The federal government has committed $3.3 million towards 18 projects aimed at improving rail safety in Alberta.
The government said the funds will be used to build fencing and other barriers to reduce trespassing around railways, install flashing lights, bells and gates at crossings, and install advanced train detection and crossing control systems.
“Rail safety is my top priority,” Transport Minister Marc Garneau said in a statement.
“A safe and secure national rail transportation system is important to local communities and to Canada’s economic well-being. We are working closely with railway companies and road authorities to identify grade crossings that require safety improvements.”

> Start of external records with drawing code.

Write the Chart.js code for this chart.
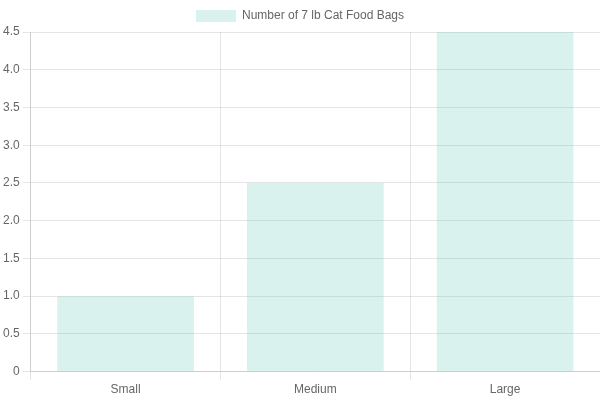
<!DOCTYPE html>
<html>
<head>
<meta charset="utf-8">
<script src="https://cdn.jsdelivr.net/npm/chart.js@4"></script>
<style>
  html, body { margin: 0; padding: 0; background: #fff; }
  #box { width: 600px; height: 400px; }
</style>
</head>
<body>
<div id="box"><canvas id="grafico"></canvas></div>
<script>
// tamanhos das embalagens e quantidade de sacos
const tamanhos = ['Small', 'Medium', 'Large']
const sacos = [1, 2.5, 4.5]

const grafico = document.querySelector('#grafico')
new Chart(grafico, {
    type: 'bar',
    data: {
        labels: tamanhos,
        datasets: [{
            label: 'Number of 7 lb Cat Food Bags',
            data: sacos,
            backgroundColor: 'rgba(70, 190, 165, 0.2)',
            borderWidth: 0
        }]
    },
    options: {
        responsive: true,
        maintainAspectRatio: false,
        animation: false,
        scales: {
            y: { beginAtZero: true }
        }
    }
})
</script>
</body>
</html>
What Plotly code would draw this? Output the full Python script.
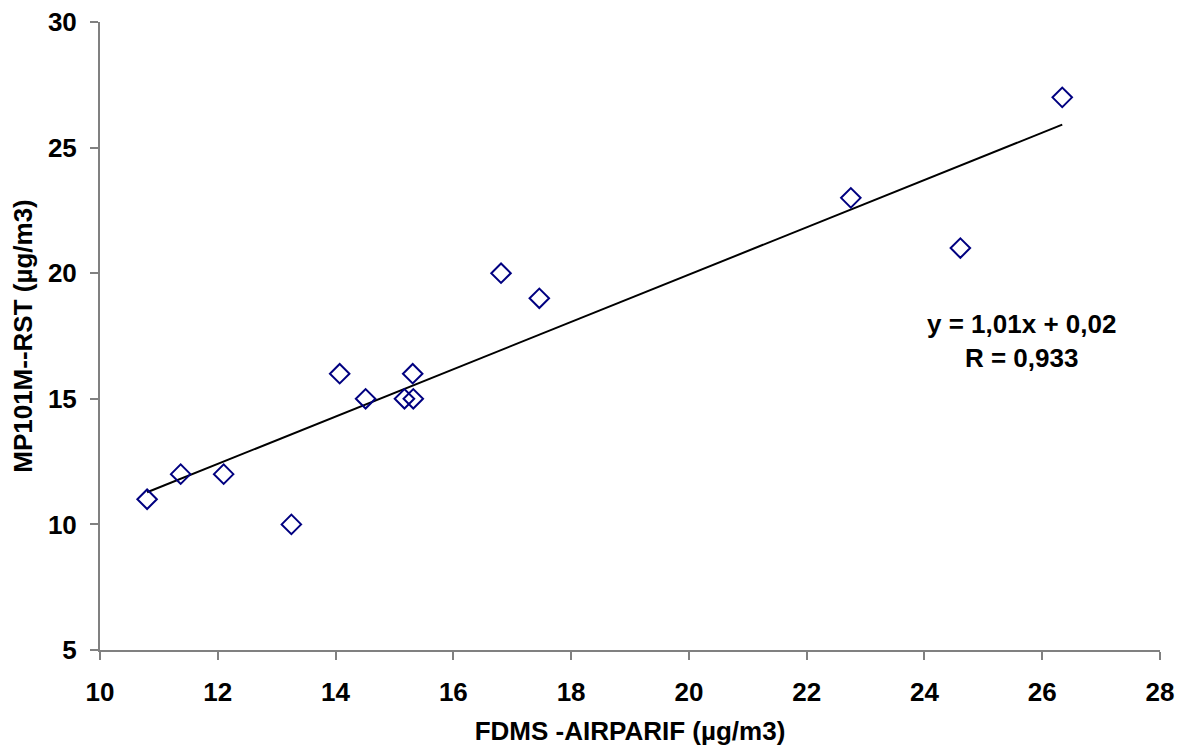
import numpy as np
import plotly.graph_objects as go

# Data
fdms_airparif = [10.80, 11.37, 12.10, 13.25, 14.07, 14.51, 15.17, 15.31, 15.32, 16.81, 17.46, 22.75, 24.61, 26.34]
mp101m_rst = [11, 12, 12, 10, 16, 15, 15, 16, 15, 20, 19, 23, 21, 27]

x_title = "FDMS -AIRPARIF (µg/m3)"
y_title = "MP101M--RST (µg/m3)"
equation_lines = ["y = 1,01x + 0,02", "R = 0,933"]

# Linear trendline (least squares) over the data range
slope, intercept = np.polyfit(fdms_airparif, mp101m_rst, 1)
tx = np.array([min(fdms_airparif), max(fdms_airparif)])
ty = slope * tx + intercept

font_family = "Liberation Sans, Arial, sans-serif"
FS = 26

fig = go.Figure()
fig.add_trace(go.Scatter(
    x=tx, y=ty, mode="lines",
    line=dict(color="black", width=2),
    showlegend=False, hoverinfo="skip",
))
fig.add_trace(go.Scatter(
    x=fdms_airparif, y=mp101m_rst, mode="markers",
    marker=dict(symbol="diamond-open", size=15, color="#000080",
                line=dict(color="#000080", width=2)),
    showlegend=False,
))

fig.add_annotation(
    x=25.65, y=17.3, xref="x", yref="y",
    text="<br>".join("<b>" + s + "</b>" for s in equation_lines),
    showarrow=False, align="center",
    font=dict(family=font_family, size=FS, color="black"),
)

axis_common = dict(
    showgrid=False, zeroline=False, automargin=False,
    showline=True, linecolor="#808080", linewidth=2,
    ticks="outside", ticklen=8, tickwidth=2, tickcolor="#808080",
    tickfont=dict(family=font_family, size=FS, color="black", weight="bold"),
    title_font=dict(family=font_family, size=FS, color="black", weight="bold"),
)

fig.update_xaxes(range=[10, 28], dtick=2, tick0=10, title_text=x_title,
                 ticklabelstandoff=10, title_standoff=20, **axis_common)
fig.update_yaxes(range=[5, 30], dtick=5, tick0=5, title_text=y_title,
                 ticklabelstandoff=8, title_standoff=8, **axis_common)

fig.update_layout(
    width=1183, height=746,
    margin=dict(l=100, r=23, t=22, b=96),
    plot_bgcolor="white", paper_bgcolor="white",
    font=dict(family=font_family),
)

fig.write_html("out.html")
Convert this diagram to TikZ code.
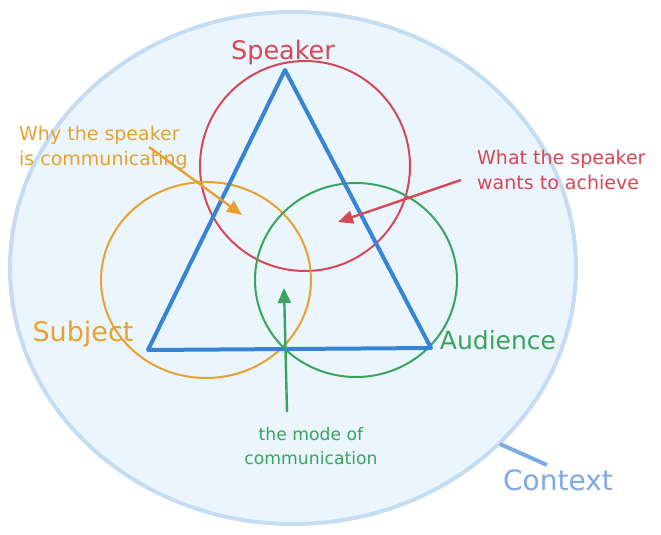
\documentclass[tikz,border=0pt]{standalone}
\usepackage{fontspec}
\setmainfont{DejaVu Sans}
\usepackage{tikz}
\usetikzlibrary{arrows.meta,positioning,shapes.geometric}
\definecolor{ctxfill}{HTML}{EAF5FE}
\definecolor{ctxline}{HTML}{C5DCF2}
\definecolor{ctxtext}{HTML}{7DAAE1}
\definecolor{spkred}{HTML}{D64856}
\definecolor{subjorange}{HTML}{E8A030}
\definecolor{audgreen}{HTML}{3AA35C}
\definecolor{triblue}{HTML}{3884D4}
\tikzstyle{setring} = [
  draw,
  line width=2pt,
  ]
\tikzstyle{bigname} = [
  font=\fontsize{25.5}{30}\selectfont,
  inner sep=0pt,
  ]
\tikzstyle{note} = [
  font=\fontsize{19}{25}\selectfont,
  inner sep=0pt,
  align=left,
  ]
\tikzstyle{pointer} = [
  line width=2.4pt,
  -{Triangle[length=15pt,width=13pt]},
  ]
\newcommand{\twolines}[2]{#1\\#2}

\begin{document}
\begin{tikzpicture}[x=1pt,y=-1pt]
  \useasboundingbox (0,0) rectangle (661,535);

  % context
  \draw[fill=ctxfill, draw=ctxline, line width=4pt] (293,268) ellipse [x radius=283, y radius=256];

  % the three sets
  \draw[setring, spkred] (305,166) circle [radius=105];
  \draw[setring, subjorange] (206,280) ellipse [x radius=105, y radius=98];
  \draw[setring, audgreen] (356,280) ellipse [x radius=101, y radius=97];

  % triangle
  \coordinate (top) at (285,70);
  \coordinate (left) at (148,350);
  \coordinate (right) at (431,348);
  \draw[triblue, line width=4pt, line join=round] (top) -- (right) -- (left) -- cycle;

  \node[bigname, text=spkred] (speaker) at (283,52) {Speaker};
  \node[bigname, text=subjorange, font=\fontsize{27}{30}\selectfont] (subject) at (83,334) {Subject};
  \node[bigname, text=audgreen, font=\fontsize{25}{30}\selectfont] (audience) at (498,340) {Audience};
  \node[bigname, text=ctxtext, font=\fontsize{28}{30}\selectfont] (context) at (558,480) {Context};

  \node[note, text=subjorange, anchor=west] (why) at (19,148)
    {\twolines{Why the speaker}{is communicating}};
  \node[note, text=spkred, anchor=west] (what) at (477,170)
    {\twolines{What the speaker}{wants to achieve}};
  \node[note, text=audgreen, align=center, font=\fontsize{17.2}{24}\selectfont] (mode) at (311,446)
    {\twolines{the mode of}{communication}};

  \coordinate (whytail) at (149,147);
  \coordinate (whyhead) at (242,215);
  \coordinate (whattail) at (461,180);
  \coordinate (whathead) at (338,222);
  \coordinate (modetail) at (287,412);
  \coordinate (modehead) at (284,288);
  \coordinate (ctxedge) at (500,444);
  \coordinate (ctxend) at (547,465);

  \draw[pointer, subjorange] (whytail) -- (whyhead);
  \draw[pointer, spkred] (whattail) -- (whathead);
  \draw[pointer, audgreen] (modetail) -- (modehead);
  \draw[ctxtext, line width=4pt] (ctxedge) -- (ctxend);

\end{tikzpicture}
\end{document}
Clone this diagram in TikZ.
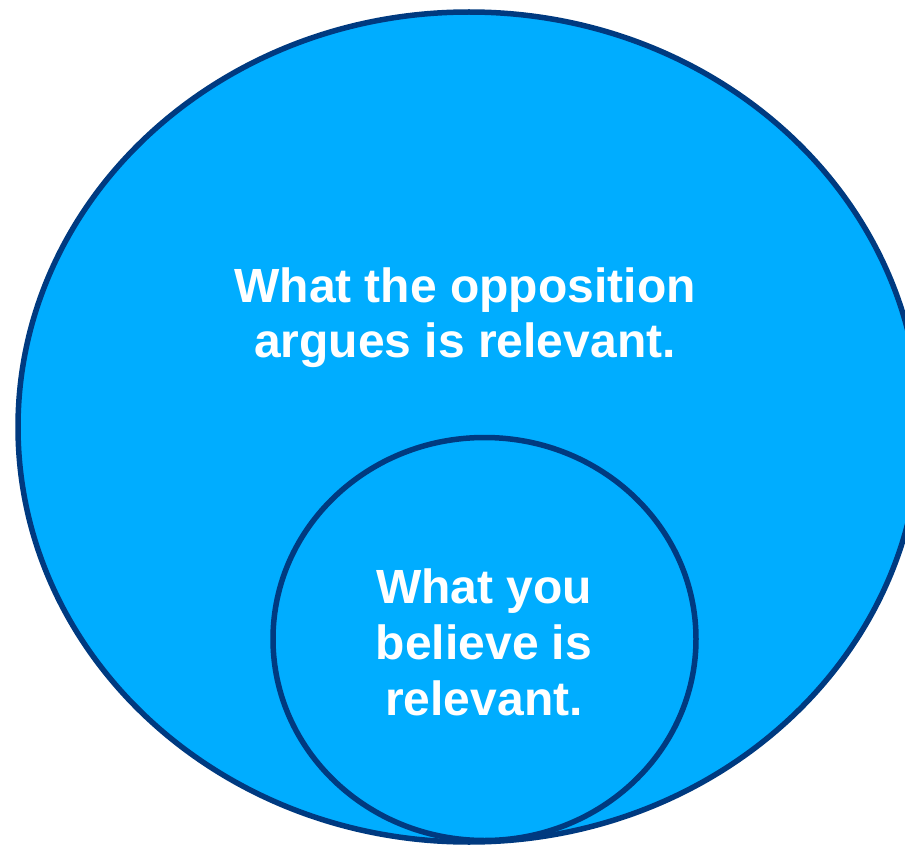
\documentclass[tikz,border=0pt]{standalone}
\usepackage{fontspec}
\setmainfont{Liberation Sans}
\definecolor{discfill}{HTML}{00ADFF}
\definecolor{discline}{HTML}{003A80}
\begin{document}
\begin{tikzpicture}[x=1pt,y=-1pt,
  disc/.style={draw=discline, line width=5.5pt, fill=discfill},
  label/.style={text=white, font=\fontsize{48}{55}\selectfont\bfseries, align=center, inner sep=0pt}]
  \useasboundingbox (0,0) rectangle (905,845);
  \clip (0,0) rectangle (905,845);
  % outer region: what the opposition argues is relevant
  \draw[disc] (469,427) ellipse [x radius=451, y radius=415];
  % inner region: what you believe is relevant
  \draw[disc] (484.5,639) ellipse [x radius=211.5, y radius=201.5];
  % labels are placed by the baseline of their last line
  \node[label, anchor=base] (outer) at (465,357) {What the opposition\\argues is relevant.};
  \node[label, anchor=base, font=\fontsize{48}{56}\selectfont\bfseries] (inner) at (484,715) {What you\\believe is\\relevant.};
\end{tikzpicture}
\end{document}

Transportation Safety Board statistics suggest the number of serious incidents involving both rail and pipeline transport of dangerous substances like crude oil and gas increased in 2017 in Canada.
Of the total 1,090 railway incidents that were serious enough to be deemed “accidents” last year, 115 involved dangerous substances, including five accidents where the substances leaked. That’s up from 100 accidents involving dangerous goods in 2016 that included only two involving leaks.
The research shows Alberta and British Columbia had the highest number of main-track derailments, at 21 each in 2017. Alberta also had 28 crossing accidents last year, which was the highest among any province in the country.
The federal government said it’s committing $20 million in 2018 to improve rail safety across the country.
Transport Canada said it’s funding two public education and awareness activities and103 infrastructure projects, including 98 grade-crossing improvements and five technology and research projects.
Rail Safety Week will take place from Sept. 23 to 29 to raise awareness of safety around railway operations and make the rail system safer.